Fiber is in place today that could be used to provide Ethernet to almost every area, but is intended future DCS workstation replacements.
Our DCS requires workstation upgrades to be kept in a supportable state. The preliminary upgrades being conducted this year enable new I/O types to be incorporated into our system.The capability to connect via Ethernet to our PLCs and OPC connectivity gateways have created the most interest.
Use of existing wireless access points has been considered, but usage requires MAC address and port mapping via change control. Given the desired portability, this is not favored. Anticipated instruments are intended for development measurements, and are not considered mission critical. We can't justify re-running wires all around the plant for HART, so WirelessHART is considered a very viable option.
Connectivity to portable equipment will provide gateway for monitoring and data historian connectivity. A local HMI will be provided, and no control or event monitoring will be done via the DCS. No loop closure will take place over the wireless link.
As a pilot facility, we are a logical venue to trial new devices and applications.
Our Design:
Level 1 or level 0 wireless network
No possible way to hack into business LAN
Flexible multi-radio network appliance (12 - 15 required)

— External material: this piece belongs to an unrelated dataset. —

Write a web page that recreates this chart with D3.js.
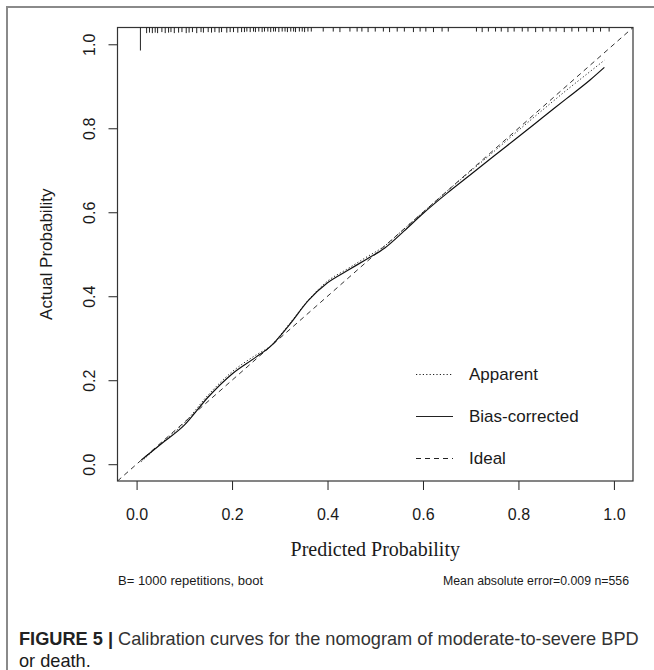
<!DOCTYPE html>
<html>
<head>
<meta charset="utf-8">
<script src="https://cdn.jsdelivr.net/npm/d3@7"></script>
<style>
  body { margin: 0; background: #fff; }
  svg { display: block; }
  text { font-family: "Liberation Sans", Arial, sans-serif; fill: #1a1a1a; }
</style>
</head>
<body>
<div id="chart"></div>
<script>
// calibration curves (x = predicted, y = observed)
const predX = [0.01, 0.05, 0.10, 0.15, 0.20, 0.25, 0.28, 0.32, 0.36, 0.40, 0.44, 0.48, 0.52, 0.56, 0.60, 0.65, 0.70, 0.75, 0.80, 0.85, 0.90, 0.95, 0.98];
const biasCorrected = [0.010, 0.047, 0.093, 0.160, 0.215, 0.255, 0.280, 0.332, 0.390, 0.432, 0.460, 0.487, 0.515, 0.555, 0.597, 0.645, 0.690, 0.735, 0.780, 0.825, 0.870, 0.915, 0.945];
const apparent = [0.006, 0.048, 0.098, 0.165, 0.220, 0.260, 0.281, 0.334, 0.391, 0.436, 0.464, 0.492, 0.520, 0.560, 0.600, 0.650, 0.698, 0.746, 0.795, 0.843, 0.890, 0.935, 0.962];
const ideal = [-0.04, 1.04];

// distribution of predicted probabilities (rug at top)
const rugX = [0.008, 0.021, 0.027, 0.033, 0.039, 0.044, 0.053, 0.060, 0.067, 0.072, 0.079, 0.088, 0.095, 0.104, 0.110, 0.117, 0.126, 0.135, 0.140, 0.150, 0.157, 0.164, 0.173, 0.178, 0.189, 0.196, 0.203, 0.212, 0.220,
  0.226, 0.231, 0.238, 0.245, 0.249, 0.256, 0.263, 0.268, 0.275, 0.281, 0.287, 0.291, 0.298, 0.305, 0.311, 0.316, 0.323, 0.329, 0.333, 0.341, 0.347, 0.352, 0.359, 0.366,
  0.391, 0.412, 0.426, 0.447, 0.462, 0.472, 0.485, 0.50, 0.517, 0.53, 0.546, 0.561, 0.58, 0.594, 0.606, 0.622, 0.64, 0.653,
  0.712, 0.724, 0.737, 0.752, 0.764, 0.778, 0.791, 0.808, 0.82, 0.836, 0.851, 0.866, 0.879, 0.896, 0.912, 0.926, 0.943, 0.957, 0.972, 0.99];
const rugN = [90, 22, 20, 22, 20, 22, 18, 22, 20, 18, 22, 20, 18, 22, 20, 18, 22, 18, 20, 18, 20, 18, 20, 18, 20, 18, 18, 20, 18,
  18, 16, 18, 16, 18, 16, 18, 16, 16, 18, 16, 16, 18, 16, 16, 18, 16, 16, 18, 16, 16, 18, 16, 16,
  16, 16, 18, 16, 16, 16, 18, 16, 16, 18, 16, 16, 18, 16, 16, 18, 16, 16,
  16, 18, 16, 16, 16, 18, 16, 16, 16, 18, 16, 16, 16, 18, 16, 16, 16, 18, 16, 16];

const tickVals = [0, 0.2, 0.4, 0.6, 0.8, 1.0];
const legendItems = [
  {label: 'Apparent', dash: '1.2,2.2'},
  {label: 'Bias-corrected', dash: null},
  {label: 'Ideal', dash: '5,4'}
];

const W = 654, H = 670;
const box = {left: 117.5, right: 633, top: 27.5, bottom: 481};

const svg = d3.select('#chart').append('svg')
  .attr('width', W)
  .attr('height', H);

// outer figure frame
svg.append('line').attr('x1', 6).attr('x2', W).attr('y1', 7).attr('y2', 7)
  .attr('stroke', '#8a8a8a').attr('stroke-width', 2);
svg.append('line').attr('x1', 7).attr('x2', 7).attr('y1', 6).attr('y2', H)
  .attr('stroke', '#8a8a8a').attr('stroke-width', 2);

const x = d3.scaleLinear().domain([-0.04, 1.04]).range([box.left, box.right]);
const y = d3.scaleLinear().domain([-0.04, 1.04]).range([box.bottom, box.top]);

svg.append('clipPath').attr('id', 'clip')
  .append('rect')
  .attr('x', box.left).attr('y', box.top)
  .attr('width', box.right - box.left).attr('height', box.bottom - box.top);

// axes
const xAxis = svg.append('g')
  .attr('transform', `translate(0,${box.bottom})`)
  .call(d3.axisBottom(x).tickValues(tickVals).tickFormat(d3.format('.1f')).tickSize(9).tickPadding(19));
const yAxis = svg.append('g')
  .attr('transform', `translate(${box.left},0)`)
  .call(d3.axisLeft(y).tickValues(tickVals).tickFormat(d3.format('.1f')).tickSize(9).tickPadding(0));

[xAxis, yAxis].forEach(g => {
  g.select('.domain').remove();
  g.selectAll('.tick line').attr('stroke', '#222');
  g.selectAll('.tick text').style('font-size', '16px').attr('fill', '#1a1a1a')
    .style('font-family', '"Liberation Sans", Arial, sans-serif');
});
yAxis.selectAll('.tick text')
  .attr('x', null).attr('dy', null)
  .attr('text-anchor', 'middle')
  .attr('transform', 'translate(-28,0) rotate(-90)')
  .attr('dy', '0.35em');

// plot box
svg.append('rect')
  .attr('x', box.left).attr('y', box.top)
  .attr('width', box.right - box.left).attr('height', box.bottom - box.top)
  .attr('fill', 'none').attr('stroke', '#333').attr('stroke-width', 1.2);

// rug of predicted probabilities
const rugLen = d3.scaleLinear().domain([0, d3.max(rugN)]).range([0, 23]);
svg.append('g').selectAll('line')
  .data(rugX)
  .enter()
  .append('line')
  .attr('x1', d => x(d)).attr('x2', d => x(d))
  .attr('y1', box.top)
  .attr('y2', (d, i) => box.top + rugLen(rugN[i]))
  .attr('stroke', '#222').attr('stroke-width', 1);

const plot = svg.append('g').attr('clip-path', 'url(#clip)');

// ideal diagonal
plot.append('line')
  .attr('x1', x(ideal[0])).attr('y1', y(ideal[0]))
  .attr('x2', x(ideal[1])).attr('y2', y(ideal[1]))
  .attr('stroke', '#333').attr('stroke-width', 1).attr('stroke-dasharray', '5,4');

const line = d3.line().curve(d3.curveMonotoneX);
plot.append('path')
  .attr('d', line(predX.map((d, i) => [x(d), y(apparent[i])])))
  .attr('fill', 'none').attr('stroke', '#222').attr('stroke-width', 1)
  .attr('stroke-dasharray', '1.2,2.2');
plot.append('path')
  .attr('d', line(predX.map((d, i) => [x(d), y(biasCorrected[i])])))
  .attr('fill', 'none').attr('stroke', '#111').attr('stroke-width', 1.2);

// legend
const legend = svg.append('g');
legendItems.forEach((item, i) => {
  const ly = 374.5 + i * 42;
  legend.append('line')
    .attr('x1', 416).attr('x2', 453).attr('y1', ly).attr('y2', ly)
    .attr('stroke', '#222').attr('stroke-width', 1.1)
    .attr('stroke-dasharray', item.dash);
  legend.append('text')
    .attr('x', 469).attr('y', ly).attr('dy', '0.35em')
    .style('font-size', '17px')
    .text(item.label);
});

// axis titles
svg.append('text')
  .attr('transform', `translate(52,${(y(0) + y(1)) / 2}) rotate(-90)`)
  .attr('text-anchor', 'middle')
  .style('font-size', '17px')
  .text('Actual Probability');

svg.append('text')
  .attr('x', (box.left + box.right) / 2).attr('y', 556)
  .attr('text-anchor', 'middle')
  .style('font-family', '"Liberation Serif", "Times New Roman", serif')
  .style('font-size', '20px')
  .text('Predicted Probability');

svg.append('text')
  .attr('x', 118).attr('y', 585)
  .attr('textLength', 145).attr('lengthAdjust', 'spacingAndGlyphs')
  .style('font-size', '13px')
  .text('B= 1000 repetitions, boot');

svg.append('text')
  .attr('x', 629).attr('y', 585)
  .attr('text-anchor', 'end')
  .attr('textLength', 186).attr('lengthAdjust', 'spacingAndGlyphs')
  .style('font-size', '13px')
  .text('Mean absolute error=0.009 n=556');

// caption
const cap = svg.append('text').attr('x', 19).attr('y', 645).style('font-size', '18.2px');
cap.append('tspan').style('font-weight', 'bold').attr('fill', '#222').text('FIGURE 5 | ');
cap.append('tspan').attr('fill', '#333').text('Calibration curves for the nomogram of moderate-to-severe BPD');
svg.append('text').attr('x', 19).attr('y', 667).style('font-size', '18.2px').attr('fill', '#333')
  .text('or death.');
</script>
</body>
</html>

Wireless mesh with 5 GHz backhaul
Ethernet access (802.11b/g)
Instrument connectivity via 900 MHz Wireless HART
OPC and Ethernet I/O cards on DCS
Where are we today?
Our project has acceptance within the process control discipline, and among our users. Communication to IT infrastructure group has been tedious.
Fortunately the system owner is the same for the future application, the installed wireless hardware and our proposed industrial wireless network. A few documentation gaps remain, and we are working with our vendors and IT representatives to address outstanding issues.
Lessons learned:
-Begin the dialog with IT governance organizations early. We did not anticipate concerns around bandwidth protection and security of the installed system.
-Project consolidation opportunities are not always obvious.